### What to work on
Copy every line of the material below word for word.
━━━━━━━━━━━━━━━━
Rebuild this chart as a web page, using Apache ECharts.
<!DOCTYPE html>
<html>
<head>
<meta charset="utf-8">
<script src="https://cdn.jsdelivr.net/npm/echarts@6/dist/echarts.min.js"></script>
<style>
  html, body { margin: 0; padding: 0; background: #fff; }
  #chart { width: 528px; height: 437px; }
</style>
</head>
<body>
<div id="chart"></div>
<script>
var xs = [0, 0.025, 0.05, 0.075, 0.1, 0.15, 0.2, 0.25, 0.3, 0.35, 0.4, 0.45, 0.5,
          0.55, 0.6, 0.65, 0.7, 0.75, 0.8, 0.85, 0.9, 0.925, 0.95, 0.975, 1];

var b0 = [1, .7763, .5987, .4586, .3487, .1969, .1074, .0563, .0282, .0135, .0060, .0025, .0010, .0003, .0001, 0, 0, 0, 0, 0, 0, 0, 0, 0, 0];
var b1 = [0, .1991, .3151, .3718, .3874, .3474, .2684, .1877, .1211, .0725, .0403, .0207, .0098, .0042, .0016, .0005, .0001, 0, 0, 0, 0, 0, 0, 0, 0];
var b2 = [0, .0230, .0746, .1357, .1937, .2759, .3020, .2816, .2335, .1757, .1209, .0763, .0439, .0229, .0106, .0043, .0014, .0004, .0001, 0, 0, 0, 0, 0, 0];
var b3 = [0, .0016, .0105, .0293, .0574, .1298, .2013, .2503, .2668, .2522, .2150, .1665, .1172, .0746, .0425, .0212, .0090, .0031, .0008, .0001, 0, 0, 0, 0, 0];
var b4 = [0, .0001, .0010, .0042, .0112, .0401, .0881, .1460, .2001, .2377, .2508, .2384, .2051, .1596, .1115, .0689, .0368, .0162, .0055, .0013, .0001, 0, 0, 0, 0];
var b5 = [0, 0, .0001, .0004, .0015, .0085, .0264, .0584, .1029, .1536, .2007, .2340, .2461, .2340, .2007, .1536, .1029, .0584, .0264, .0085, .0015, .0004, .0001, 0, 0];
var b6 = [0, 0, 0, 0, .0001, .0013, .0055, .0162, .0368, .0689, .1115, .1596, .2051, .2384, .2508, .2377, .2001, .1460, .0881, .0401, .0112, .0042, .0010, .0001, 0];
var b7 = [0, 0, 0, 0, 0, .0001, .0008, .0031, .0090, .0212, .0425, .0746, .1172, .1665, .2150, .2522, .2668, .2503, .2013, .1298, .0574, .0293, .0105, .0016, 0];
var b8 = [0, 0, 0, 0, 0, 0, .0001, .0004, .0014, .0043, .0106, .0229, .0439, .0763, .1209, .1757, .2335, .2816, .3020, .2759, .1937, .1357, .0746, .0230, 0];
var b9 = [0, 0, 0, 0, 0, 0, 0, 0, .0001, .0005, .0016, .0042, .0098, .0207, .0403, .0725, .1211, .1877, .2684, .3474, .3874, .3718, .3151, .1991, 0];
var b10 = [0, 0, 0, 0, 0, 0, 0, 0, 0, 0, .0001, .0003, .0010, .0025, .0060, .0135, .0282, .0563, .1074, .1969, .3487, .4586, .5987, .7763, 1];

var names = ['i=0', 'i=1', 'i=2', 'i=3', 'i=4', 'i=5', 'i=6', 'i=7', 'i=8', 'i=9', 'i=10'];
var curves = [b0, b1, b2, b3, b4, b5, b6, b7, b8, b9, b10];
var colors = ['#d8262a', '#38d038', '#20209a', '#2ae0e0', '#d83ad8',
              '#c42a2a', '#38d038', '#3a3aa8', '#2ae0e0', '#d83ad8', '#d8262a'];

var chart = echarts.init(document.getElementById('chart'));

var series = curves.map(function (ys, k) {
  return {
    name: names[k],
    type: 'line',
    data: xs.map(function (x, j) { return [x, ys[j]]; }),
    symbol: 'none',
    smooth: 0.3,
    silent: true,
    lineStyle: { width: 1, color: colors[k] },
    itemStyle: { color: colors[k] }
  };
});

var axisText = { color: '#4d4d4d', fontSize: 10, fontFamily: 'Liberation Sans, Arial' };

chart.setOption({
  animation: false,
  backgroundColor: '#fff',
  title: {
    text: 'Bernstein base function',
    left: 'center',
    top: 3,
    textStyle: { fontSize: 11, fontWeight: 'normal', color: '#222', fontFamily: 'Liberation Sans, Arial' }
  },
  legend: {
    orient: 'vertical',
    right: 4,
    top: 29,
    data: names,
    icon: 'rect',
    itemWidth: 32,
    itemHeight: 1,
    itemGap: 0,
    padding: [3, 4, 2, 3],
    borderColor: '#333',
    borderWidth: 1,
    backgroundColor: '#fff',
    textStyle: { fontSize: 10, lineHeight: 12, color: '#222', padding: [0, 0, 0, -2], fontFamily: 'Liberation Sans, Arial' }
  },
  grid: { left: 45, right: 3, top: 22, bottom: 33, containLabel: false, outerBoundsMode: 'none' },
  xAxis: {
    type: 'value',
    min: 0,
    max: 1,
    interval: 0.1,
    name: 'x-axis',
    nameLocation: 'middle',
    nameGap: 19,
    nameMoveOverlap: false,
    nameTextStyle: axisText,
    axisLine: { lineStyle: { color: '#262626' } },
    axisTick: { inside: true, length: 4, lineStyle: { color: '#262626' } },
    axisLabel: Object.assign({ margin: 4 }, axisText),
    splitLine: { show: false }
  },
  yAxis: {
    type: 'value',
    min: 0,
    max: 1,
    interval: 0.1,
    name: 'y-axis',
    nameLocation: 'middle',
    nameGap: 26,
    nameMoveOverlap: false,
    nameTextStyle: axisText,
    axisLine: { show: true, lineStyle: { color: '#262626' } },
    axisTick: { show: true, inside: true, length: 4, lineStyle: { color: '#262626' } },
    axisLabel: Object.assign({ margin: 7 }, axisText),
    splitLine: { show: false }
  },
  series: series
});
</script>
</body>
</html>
━━━━━━━━━━━━━━━━
### Solved problem
Rebuild this chart as a web page, using Apache ECharts.
<!DOCTYPE html>
<html>
<head>
<meta charset="utf-8">
<script src="https://cdn.jsdelivr.net/npm/echarts@6/dist/echarts.min.js"></script>
<style>
  html, body { margin: 0; padding: 0; background: #fff; }
  #chart { width: 528px; height: 437px; }
</style>
</head>
<body>
<div id="chart"></div>
<script>
var xs = [0, 0.025, 0.05, 0.075, 0.1, 0.15, 0.2, 0.25, 0.3, 0.35, 0.4, 0.45, 0.5,
          0.55, 0.6, 0.65, 0.7, 0.75, 0.8, 0.85, 0.9, 0.925, 0.95, 0.975, 1];

var b0 = [1, .7763, .5987, .4586, .3487, .1969, .1074, .0563, .0282, .0135, .0060, .0025, .0010, .0003, .0001, 0, 0, 0, 0, 0, 0, 0, 0, 0, 0];
var b1 = [0, .1991, .3151, .3718, .3874, .3474, .2684, .1877, .1211, .0725, .0403, .0207, .0098, .0042, .0016, .0005, .0001, 0, 0, 0, 0, 0, 0, 0, 0];
var b2 = [0, .0230, .0746, .1357, .1937, .2759, .3020, .2816, .2335, .1757, .1209, .0763, .0439, .0229, .0106, .0043, .0014, .0004, .0001, 0, 0, 0, 0, 0, 0];
var b3 = [0, .0016, .0105, .0293, .0574, .1298, .2013, .2503, .2668, .2522, .2150, .1665, .1172, .0746, .0425, .0212, .0090, .0031, .0008, .0001, 0, 0, 0, 0, 0];
var b4 = [0, .0001, .0010, .0042, .0112, .0401, .0881, .1460, .2001, .2377, .2508, .2384, .2051, .1596, .1115, .0689, .0368, .0162, .0055, .0013, .0001, 0, 0, 0, 0];
var b5 = [0, 0, .0001, .0004, .0015, .0085, .0264, .0584, .1029, .1536, .2007, .2340, .2461, .2340, .2007, .1536, .1029, .0584, .0264, .0085, .0015, .0004, .0001, 0, 0];
var b6 = [0, 0, 0, 0, .0001, .0013, .0055, .0162, .0368, .0689, .1115, .1596, .2051, .2384, .2508, .2377, .2001, .1460, .0881, .0401, .0112, .0042, .0010, .0001, 0];
var b7 = [0, 0, 0, 0, 0, .0001, .0008, .0031, .0090, .0212, .0425, .0746, .1172, .1665, .2150, .2522, .2668, .2503, .2013, .1298, .0574, .0293, .0105, .0016, 0];
var b8 = [0, 0, 0, 0, 0, 0, .0001, .0004, .0014, .0043, .0106, .0229, .0439, .0763, .1209, .1757, .2335, .2816, .3020, .2759, .1937, .1357, .0746, .0230, 0];
var b9 = [0, 0, 0, 0, 0, 0, 0, 0, .0001, .0005, .0016, .0042, .0098, .0207, .0403, .0725, .1211, .1877, .2684, .3474, .3874, .3718, .3151, .1991, 0];
var b10 = [0, 0, 0, 0, 0, 0, 0, 0, 0, 0, .0001, .0003, .0010, .0025, .0060, .0135, .0282, .0563, .1074, .1969, .3487, .4586, .5987, .7763, 1];

var names = ['i=0', 'i=1', 'i=2', 'i=3', 'i=4', 'i=5', 'i=6', 'i=7', 'i=8', 'i=9', 'i=10'];
var curves = [b0, b1, b2, b3, b4, b5, b6, b7, b8, b9, b10];
var colors = ['#d8262a', '#38d038', '#20209a', '#2ae0e0', '#d83ad8',
              '#c42a2a', '#38d038', '#3a3aa8', '#2ae0e0', '#d83ad8', '#d8262a'];

var chart = echarts.init(document.getElementById('chart'));

var series = curves.map(function (ys, k) {
  return {
    name: names[k],
    type: 'line',
    data: xs.map(function (x, j) { return [x, ys[j]]; }),
    symbol: 'none',
    smooth: 0.3,
    silent: true,
    lineStyle: { width: 1, color: colors[k] },
    itemStyle: { color: colors[k] }
  };
});

var axisText = { color: '#4d4d4d', fontSize: 10, fontFamily: 'Liberation Sans, Arial' };

chart.setOption({
  animation: false,
  backgroundColor: '#fff',
  title: {
    text: 'Bernstein base function',
    left: 'center',
    top: 3,
    textStyle: { fontSize: 11, fontWeight: 'normal', color: '#222', fontFamily: 'Liberation Sans, Arial' }
  },
  legend: {
    orient: 'vertical',
    right: 4,
    top: 29,
    data: names,
    icon: 'rect',
    itemWidth: 32,
    itemHeight: 1,
    itemGap: 0,
    padding: [3, 4, 2, 3],
    borderColor: '#333',
    borderWidth: 1,
    backgroundColor: '#fff',
    textStyle: { fontSize: 10, lineHeight: 12, color: '#222', padding: [0, 0, 0, -2], fontFamily: 'Liberation Sans, Arial' }
  },
  grid: { left: 45, right: 3, top: 22, bottom: 33, containLabel: false, outerBoundsMode: 'none' },
  xAxis: {
    type: 'value',
    min: 0,
    max: 1,
    interval: 0.1,
    name: 'x-axis',
    nameLocation: 'middle',
    nameGap: 19,
    nameMoveOverlap: false,
    nameTextStyle: axisText,
    axisLine: { lineStyle: { color: '#262626' } },
    axisTick: { inside: true, length: 4, lineStyle: { color: '#262626' } },
    axisLabel: Object.assign({ margin: 4 }, axisText),
    splitLine: { show: false }
  },
  yAxis: {
    type: 'value',
    min: 0,
    max: 1,
    interval: 0.1,
    name: 'y-axis',
    nameLocation: 'middle',
    nameGap: 26,
    nameMoveOverlap: false,
    nameTextStyle: axisText,
    axisLine: { show: true, lineStyle: { color: '#262626' } },
    axisTick: { show: true, inside: true, length: 4, lineStyle: { color: '#262626' } },
    axisLabel: Object.assign({ margin: 7 }, axisText),
    splitLine: { show: false }
  },
  series: series
});
</script>
</body>
</html>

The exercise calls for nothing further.